Load-Bearing Values of Soils
Allowable Load-Bearing Values of Soils
Table 1806.2 contains presumptive load-bearing values for foundations and lateral pressure, based on the observed capacities for various types of rock and soils. The use of these allowable pressures for vertical and lateral loads determines the size of the footing, based on the weight of the structure bearing down on them.
The allowable vertical pressures vary from 12,000 psf (575 kN/m2) for bedrock to 1,500 psf (72 kN/m2) for clay soils.
Footings and Foundations
§ 1808 and § 1809 describe the requirements for footings and for shallow foundations.
While there are provisions for alternate materials for footings, most footings and foundations are made of concrete. We will focus on concrete footings and foundation designs.
Deep Foundations
When spread footings are not adequate or appropriate for a foundation system, pier and pile foundations are often used. Both systems use columnar structural elements either cast in drilled holes or driven into the ground to support foundations. § 1810 describes the requirements for such deep foundation systems.
Chapter 2 defines a Deep Foundation as a foundation element that cannot be considered a shallow foundation, or in other words, not a strip footing, a mat foundation, a slab-on-grade foundation, or similar elements that are installed relatively close to the ground surface.
Both pier and pile foundations are to be based on the recommendations of a soil investigation. Once the capacity of the soil is determined, a system design can be selected. The code contains detailed requirements for the design and configuration of pier and pile foundations.
Driven Piles
Driven piles are piles that rely on either end-bearing or friction on the surface of the pile to provide support for the building. They are inserted into the ground and driven into place by impact of a hammer, similar to driving a nail into wood. Piles may also be driven by vibratory drives, subject to verification by load tests.

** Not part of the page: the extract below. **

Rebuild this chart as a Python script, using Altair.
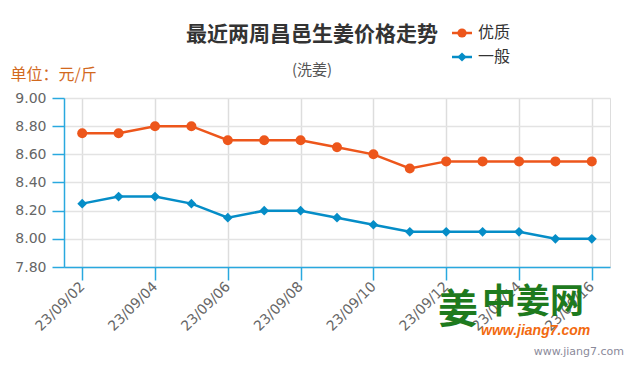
import altair as alt
import pandas as pd

dates = ["23/09/02", "23/09/03", "23/09/04", "23/09/05", "23/09/06", "23/09/07", "23/09/08",
         "23/09/09", "23/09/10", "23/09/11", "23/09/12", "23/09/13", "23/09/14", "23/09/15", "23/09/16"]
youzhi = [8.75, 8.75, 8.80, 8.80, 8.70, 8.70, 8.70, 8.65, 8.60, 8.50, 8.55, 8.55, 8.55, 8.55, 8.55]
yiban = [8.25, 8.30, 8.30, 8.25, 8.15, 8.20, 8.20, 8.15, 8.10, 8.05, 8.05, 8.05, 8.05, 8.00, 8.00]
series_names = ["优质", "一般"]
series_colors = ["#ED561B", "#058DC7"]
label_dates = dates[::2]
y_ticks = [7.8, 8.0, 8.2, 8.4, 8.6, 8.8, 9.0]

FONT = "DejaVu Sans"
CJK = "Noto Sans CJK SC"
AXIS_BLUE = "#29A8DF"

rows = []
for d, a, b in zip(dates, youzhi, yiban):
    rows.append({"date": d, "series": "优质", "price": a})
    rows.append({"date": d, "series": "一般", "price": b})
df = pd.DataFrame(rows)

W, H = 546, 169

x = alt.X("date:O", sort=dates,
          scale=alt.Scale(type="point", padding=0.5),
          axis=alt.Axis(values=label_dates, labelAngle=-45, labelAlign="right", labelBaseline="middle",
                        labelFont=FONT, labelFontSize=14, labelColor="#666666", labelPadding=4,
                        tickColor=AXIS_BLUE, tickSize=13, tickWidth=1.5,
                        domainColor=AXIS_BLUE, domainWidth=1.5,
                        grid=True, gridColor="#dddddd", gridWidth=1.5, title=None))
y = alt.Y("price:Q",
          scale=alt.Scale(domain=[7.8, 9.0], nice=False, zero=False),
          axis=alt.Axis(values=y_ticks, format=".2f", labelFont=FONT, labelFontSize=14,
                        labelColor="#666666", labelPadding=6,
                        tickColor=AXIS_BLUE, tickSize=12, tickWidth=1.5,
                        domainColor=AXIS_BLUE, domainWidth=1.5,
                        grid=True, gridColor="#e3e3e3", gridWidth=1.5,
                        title="单位：元/斤", titleAngle=0, titleAlign="left", titleBaseline="alphabetic",
                        titleX=-54, titleY=-19, titleFont=CJK, titleFontSize=16,
                        titleFontWeight="normal", titleColor="#D2691E"))
color = alt.Color("series:N", scale=alt.Scale(domain=series_names, range=series_colors), legend=None)

base = alt.Chart(df)
lines = base.mark_line(strokeWidth=2.5).encode(x=x, y=y, color=color, detail="series:N")
pts_a = base.transform_filter(alt.datum.series == "优质").mark_point(
    shape="circle", filled=True, size=100, opacity=1).encode(x=x, y=y, color=color)
pts_b = base.transform_filter(alt.datum.series == "一般").mark_point(
    shape="diamond", filled=True, size=95, opacity=1).encode(x=x, y=y, color=color)

# legend
leg = pd.DataFrame({"series": series_names})
lbase = alt.Chart(leg)
legend_layers = []
for i, (nm, col, shp) in enumerate(zip(series_names, series_colors, ["circle", "diamond"])):
    yy = 33 - 98 + i * 24
    f = lbase.transform_filter(alt.datum.series == nm)
    legend_layers.append(f.mark_rule(color=col, strokeWidth=2.5).encode(
        x=alt.value(452 - 64), x2=alt.value(472 - 64), y=alt.value(yy)))
    legend_layers.append(f.mark_point(shape=shp, filled=True, size=85, opacity=1, color=col).encode(
        x=alt.value(462 - 64), y=alt.value(yy)))
    legend_layers.append(f.mark_text(align="left", baseline="middle", font=CJK, fontSize=16,
                                     color="#333333").encode(
        x=alt.value(478 - 64), y=alt.value(yy), text="series:N"))

# watermark
wm = pd.DataFrame({"t": ["中姜网", "姜"]})
wbase = alt.Chart(wm)
wm_layers = [
    wbase.transform_filter(alt.datum.t == "姜").mark_text(align="center", baseline="middle", font=CJK,
                                                         fontSize=40, fontWeight="bold", color="#1E7A1E").encode(
        x=alt.value(458 - 64), y=alt.value(311 - 98), text="t:N"),
    wbase.transform_filter(alt.datum.t == "中姜网").mark_text(align="left", baseline="middle", font=CJK,
                                                           fontSize=34, fontWeight="bold", color="#1E7A1E").encode(
        x=alt.value(482 - 64), y=alt.value(303 - 98), text="t:N"),
]
wm_layers.append(alt.Chart(pd.DataFrame({"t": ["www.jiang7.com"]})).mark_text(
    align="left", baseline="middle", font="Liberation Sans", fontSize=14, fontWeight="bold",
    fontStyle="italic", color="#F26A10").encode(x=alt.value(481 - 64), y=alt.value(331 - 98), text="t:N"))
wm_layers.append(alt.Chart(pd.DataFrame({"t": ["www.jiang7.com"]})).mark_text(
    align="right", baseline="middle", font="DejaVu Sans", fontSize=11, color="#8a8a9a").encode(
    x=alt.value(624 - 64), y=alt.value(352 - 98), text="t:N"))

chart = alt.layer(lines, pts_a, pts_b, *legend_layers, *wm_layers).properties(
    width=W, height=H,
    autosize=alt.AutoSizeParams(type="none"),
    padding={"left": 64, "top": 98, "right": 25, "bottom": 108},
    title=alt.TitleParams(text="最近两周昌邑生姜价格走势", subtitle="(洗姜)", anchor="middle",
                          dx=-25, dy=73, offset=20, font=CJK, fontSize=21, fontWeight="bold", color="#333333",
                          subtitleFont=CJK, subtitleFontSize=15, subtitleColor="#555555",
                          subtitlePadding=18),
).configure_view(stroke=None).configure(background="white")

chart.save("out.html", embed_options={"renderer": "svg", "actions": False})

Driven piles may be of various materials:
- Timber piles may be round or sawn. They must be preservative-treated unless the entire pile will be under water for its entire life of service. Timber piles should be capped or monitored closely as they are driven to ensure their shafts or tips are not split or shattered during driving.
- Precast concrete piles are to be reinforced with longitudinal rods tied in place with lateral or spiral ties. Concrete piles are to be designed to resist seismic forces as for concrete columns. Reinforcement for precast nonprestressed piles is to have a minimum cover of 2'' (51). Reinforcement for precast prestressed piles should have a minimum cover as specified in ACI 318.
- Steel piles consist of either H-sections or sections fabricated from steel plates. They are to have a flange projection not exceeding 14 times the minimum thickness of either the flange or the web. Their nominal depth in the direction of the web is not to be less than 8'' (203) and the flanges and webs are to have a minimum thickness of ⅜'' (9.5).
- Steel-pipe piles driven open-ended are to be at least 8'' (203) in outside diameter. Wall thickness of the pipe sections depends on the driving force used.
Cast-in-Place Deep Foundations
§ 1810.3.9. Cast-in-place deep foundations are usually constructed by drilling a hole to suitable bearing strata and placing concrete in the hole.
Drilled Shafts
A drilled shaft is defined in Chapter 2 as being a cast-in-place deep-foundation element constructed by drilling a hole and filling it with liquid concrete. It is considered “socketed” if a permanent pipe casing extends the full length of the pile to bedrock.